Thanks so much for the pointer (I had actually found that Notebook through some searching too, so it is out there). I was finally able to spend some time getting it to work, and it did! I only have a little experience with Python, so I had to do some googling to find how to do what I needed to do in the processing function. (I created a list of about 30 placekeys and filtered each file to only records matching those ids.) So my only suggestion would be to add some example code for some different types of processing one might want to do: filtering to a known list, like I was; filtering to types of POIs; limiting to a certain geographic extent; etc.

I also appreciated the experience of using Google Colab for the first time.

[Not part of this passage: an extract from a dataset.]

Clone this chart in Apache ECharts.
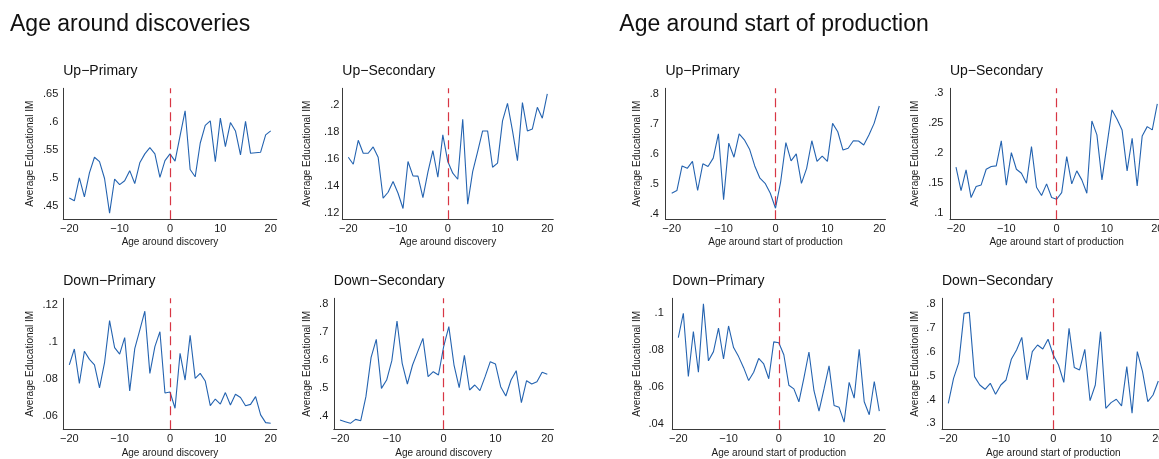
<!DOCTYPE html>
<html>
<head>
<meta charset="utf-8">
<script src="https://cdn.jsdelivr.net/npm/echarts@6/dist/echarts.min.js"></script>
<style>
html,body{margin:0;padding:0;background:#fff;}
#chart{width:1159px;height:459px;}
</style>
</head>
<body>
<div id="chart"></div>
<script>
// ---- data ----
const ages = [-20,-19,-18,-17,-16,-15,-14,-13,-12,-11,-10,-9,-8,-7,-6,-5,-4,-3,-2,-1,0,1,2,3,4,5,6,7,8,9,10,11,12,13,14,15,16,17,18,19,20];

const upPrimDisc = [.464,.459,.500,.466,.509,.537,.529,.499,.437,.498,.488,.495,.513,.490,.527,.543,.554,.543,.501,.531,.543,.530,.575,.620,.515,.502,.562,.594,.602,.529,.607,.556,.599,.584,.541,.601,.544,.545,.546,.577,.584];
const upSecDisc = [.1614,.1562,.1739,.1643,.1643,.1690,.1614,.1311,.1355,.1434,.1348,.1235,.1582,.1476,.1474,.1316,.1503,.1663,.1466,.1779,.1582,.1496,.1451,.1894,.1267,.1508,.1656,.1808,.1808,.1540,.1570,.1882,.2012,.1810,.1589,.2017,.1808,.1823,.1983,.1902,.2081];
const downPrimDisc = [.0875,.0961,.0775,.0949,.0905,.0875,.0750,.0887,.1115,.0969,.0933,.1023,.0734,.0963,.1064,.1166,.0829,.0974,.1055,.0723,.0728,.0640,.0938,.0793,.1036,.0802,.0829,.0788,.0654,.0690,.0663,.0725,.0658,.0716,.0698,.0654,.0661,.0703,.0604,.0562,.0559];
const downSecDisc = [.3844,.3784,.3725,.3868,.3820,.4683,.6096,.6743,.4982,.5281,.5976,.7401,.5880,.5138,.5820,.6300,.6778,.5401,.5581,.5461,.6479,.7198,.5820,.5006,.6168,.4922,.5102,.4898,.5401,.5940,.5856,.5042,.4707,.5281,.5617,.4467,.5257,.5138,.5222,.5557,.5485];

const upPrimProd = [.469,.478,.560,.552,.575,.478,.567,.558,.586,.667,.447,.636,.589,.667,.647,.616,.560,.519,.502,.469,.419,.508,.638,.577,.600,.502,.552,.644,.575,.593,.575,.702,.674,.613,.619,.644,.643,.630,.663,.702,.760];
const upSecProd = [.1767,.1378,.1722,.1261,.1444,.1472,.1733,.1778,.1789,.2206,.1467,.2011,.1733,.1667,.1500,.2111,.1433,.1294,.1489,.1261,.1233,.1344,.1944,.1489,.1706,.1556,.1333,.2539,.2306,.1556,.2139,.2722,.2567,.2389,.1706,.2250,.1456,.2289,.2444,.2389,.2822];
const downPrimProd = [.0868,.1000,.0657,.0901,.0680,.1051,.0742,.0792,.0919,.0752,.0931,.0814,.0765,.0705,.0635,.0680,.0755,.0725,.0645,.0845,.0840,.0775,.0610,.0590,.0520,.0650,.0790,.0580,.0470,.0590,.0715,.0500,.0490,.0410,.0625,.0540,.0805,.0520,.0450,.0630,.0470];
const downSecProd = [.384,.489,.555,.762,.766,.496,.461,.443,.468,.422,.461,.482,.569,.608,.661,.482,.601,.629,.612,.653,.587,.545,.472,.699,.534,.524,.611,.395,.461,.685,.363,.387,.401,.373,.538,.342,.601,.517,.391,.419,.478];

// ---- tick labels ----
const xTicks = [-20,-10,0,10,20];
const yTicksUpPrimDisc = [.45,.5,.55,.6,.65];
const yTicksUpSecDisc = [.12,.14,.16,.18,.2];
const yTicksDownPrimDisc = [.06,.08,.1,.12];
const yTicksDownSecDisc = [.4,.5,.6,.7,.8];
const yTicksUpPrimProd = [.4,.5,.6,.7,.8];
const yTicksUpSecProd = [.1,.15,.2,.25,.3];
const yTicksDownPrimProd = [.04,.06,.08,.1];
const yTicksDownSecProd = [.3,.4,.5,.6,.7,.8];

// ---- text ----
const mainTitles = ['Age around discoveries', 'Age around start of production'];
const panelTitles = ['Up\u2212Primary','Up\u2212Secondary','Down\u2212Primary','Down\u2212Secondary'];
const xTitles = ['Age around discovery', 'Age around start of production'];
const yTitle = 'Average Educational IM';

// ---- layout (pixels) ----
const FONT = '"Liberation Sans", Arial, Helvetica, sans-serif';
const rows = [{top: 88.3, bottom: 219.2, titleY: 70.8}, {top: 298.3, bottom: 429.3, titleY: 280.8}];
const panels = [
  {data: upPrimDisc,   ticks: yTicksUpPrimDisc,   title: 0, graph: 0, row: 0, xa: 69.3,  xb: 270.7,  yMin: .4262, yMax: .6602, lm: 5,   yt: 30},
  {data: upSecDisc,    ticks: yTicksUpSecDisc,    title: 1, graph: 0, row: 0, xa: 348.3, xb: 547.3,  yMin: .1156, yMax: .2123, lm: 3,   yt: 307.3},
  {data: downPrimDisc, ticks: yTicksDownPrimDisc, title: 2, graph: 0, row: 1, xa: 69.3,  xb: 270.7,  yMin: .0526, yMax: .1236, lm: 5.5, yt: 30},
  {data: downSecDisc,  ticks: yTicksDownSecDisc,  title: 3, graph: 0, row: 1, xa: 340,   xb: 547.3,  yMin: .3511, yMax: .8216, lm: 5.5, yt: 307.3},
  {data: upPrimProd,   ticks: yTicksUpPrimProd,   title: 0, graph: 1, row: 0, xa: 671.7, xb: 879.3,  yMin: .3823, yMax: .8190, lm: 6.5, yt: 637.3},
  {data: upSecProd,    ticks: yTicksUpSecProd,    title: 1, graph: 1, row: 0, xa: 956,   xb: 1157.3, yMin: .0900, yMax: .3083, lm: 6.5, yt: 915.7},
  {data: downPrimProd, ticks: yTicksDownPrimProd, title: 2, graph: 1, row: 1, xa: 678.3, xb: 879.3,  yMin: .0371, yMax: .1081, lm: 8.5, yt: 637.3},
  {data: downSecProd,  ticks: yTicksDownSecProd,  title: 3, graph: 1, row: 1, xa: 948.3, xb: 1158.3, yMin: .2748, yMax: .8252, lm: 6.5, yt: 915.7}
];

const fmt = v => {
  let s = String(+v.toFixed(4));
  if (s.startsWith('-')) s = '\u2212' + s.slice(1);
  return s.replace(/^0\./, '.').replace(/^\u22120\./, '\u2212.');
};

const grids = [], xAxes = [], yAxes = [], series = [], graphics = [];
const TXT = '#1a1a1a';
const AX = '#3a3a3a';
const REF = {color: '#d42030', type: [9, 5], width: 1.2, opacity: 0.9};

mainTitles.forEach((t, i) => {
  graphics.push({type: 'text', x: i === 0 ? 10 : 619.3, y: 25,
    style: {text: t, font: '23px ' + FONT, fill: '#111', textAlign: 'left', textVerticalAlign: 'middle'}});
});

panels.forEach((p, i) => {
  const r = rows[p.row];
  const ppu = (p.xb - p.xa) / 40;
  const left = p.xa - 1.2 * ppu;
  const width = 42.4 * ppu;
  grids.push({left: left, top: r.top, width: width, height: r.bottom - r.top, containLabel: false, outerBoundsMode: 'none'});
  xAxes.push({
    type: 'value', gridIndex: i, min: -21.2, max: 21.2,
    axisLine: {show: true, onZero: false, lineStyle: {color: AX, width: 1}},
    axisTick: {show: false, customValues: xTicks},
    splitLine: {show: false},
    axisLabel: {customValues: xTicks, formatter: fmt, fontSize: 11, color: TXT, fontFamily: FONT, margin: 4.5},
    name: xTitles[p.graph], nameLocation: 'middle', nameGap: 18.5,
    nameTextStyle: {fontSize: 10, color: TXT, fontFamily: FONT}
  });
  yAxes.push({
    type: 'value', gridIndex: i, min: p.yMin, max: p.yMax,
    axisLine: {show: true, onZero: false, lineStyle: {color: AX, width: 1}},
    axisTick: {show: false, customValues: p.ticks},
    splitLine: {show: false},
    axisLabel: {customValues: p.ticks, formatter: fmt, fontSize: 11, color: TXT, fontFamily: FONT, margin: p.lm}
  });
  series.push({
    type: 'line', xAxisIndex: i, yAxisIndex: i,
    data: ages.map((a, k) => [a, p.data[k]]),
    showSymbol: false, symbol: 'none', animation: false, silent: true,
    lineStyle: {color: '#2463b0', width: 1.1},
    markLine: {
      silent: true, symbol: ['none', 'none'], animation: false,
      label: {show: false},
      lineStyle: REF,
      data: [{xAxis: 0, lineStyle: REF}]
    }
  });
  graphics.push({type: 'text', x: left, y: r.titleY,
    style: {text: panelTitles[p.title], font: '14px ' + FONT, fill: '#111', textAlign: 'left', textVerticalAlign: 'middle'}});
  graphics.push({type: 'text', x: p.yt, y: (r.top + r.bottom) / 2, rotation: Math.PI / 2,
    style: {text: yTitle, font: '10px ' + FONT, fill: TXT, textAlign: 'center', textVerticalAlign: 'middle'}});
});

const chart = echarts.init(document.getElementById('chart'), null, {renderer: 'canvas'});
chart.setOption({
  backgroundColor: '#fff',
  animation: false,
  grid: grids,
  xAxis: xAxes,
  yAxis: yAxes,
  series: series,
  graphic: graphics
});
</script>
</body>
</html>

It is really amazing to be able to filter files and records BEFORE downloading anything to my local machine.

That’s great to hear, @evan_nielsen!

Thanks for the feedback. I’ll be sure to include a few examples in the next release of the tool to help users more easily generalize to their needs.

If anything else comes up, don’t hesitate to reach out!

Two more things:

  1. After appending all of my data and reviewing, I’ve realized that among the records I was filtering for, the minority that had placekey formats of xxx@aaa-bbb-ccc did not return any records (while all of the placekeys with xxx-yyy@aaa-bbb-ccc format did). I used the placekey generator at placekey.io, and the three-digit “what” is what it gave me for those few POIs. If you are familiar with SafeGraph data, could you clarify if this is expected? Or if not, can you point me to someone at SafeGraph to ask?

  2. One more suggestion for your tool: since many of the files are split into parts, it would be nice to append all of those pieces together after filtering to the recordset of interest. I used the following:

import pandas as pd
import os
import glob
os.chdir(“drive/MyDrive/SafeGraphData/”)
extension = ‘csv’
all_filenames = [i for i in glob.glob(‘*.{}’.format(extension))]
combined_csv = pd.concat([pd.read_csv(f) for f in all_filenames ])
combined_csv.to_csv(“combined_monthly_patterns.csv”, index=False, encoding=‘utf-8-sig’)

@ryank, update to the most recent question #1: I extracted every POI from a single ZIP code within my study area (which was more than 300) and every single one had xxx-yyy before the at-sign, which leads me to believe that if the placekey generator only gives you xxx@aaa-bbb-ccc, that POI is not going to show up in the SafeGraph data. Their documentation about placekeys indicates that the second half of the “what” indicates a specific POI, as opposed to just an address (which I assume would be helpful in cases where a new POI is in the same place where a different POI (e.g., business, restaurant) used to be).

Hi @evan_nielsen , SafeGraph Placekeys should always have the full xxx-yyy before the where component. When you append Placekeys to your dataset, the Placekey API tries to be as precise as possible, but sometimes its unable to match the given information with a specific POI, which results in the xxx@aaa-bbb-ccc. Those partial Placekeys correspond to an address, which in my experience can still be quite useful for joining datasets.

I would suggest trying matching on the partial Placekeys, and perhaps manually reviewing to ensure those rows meet expectations.

Also, thanks for the code snippet! I will add something similar to the next notebook as an optional way to reduce file clutter.

This topic was automatically closed 3 days after the last reply. New replies are no longer allowed.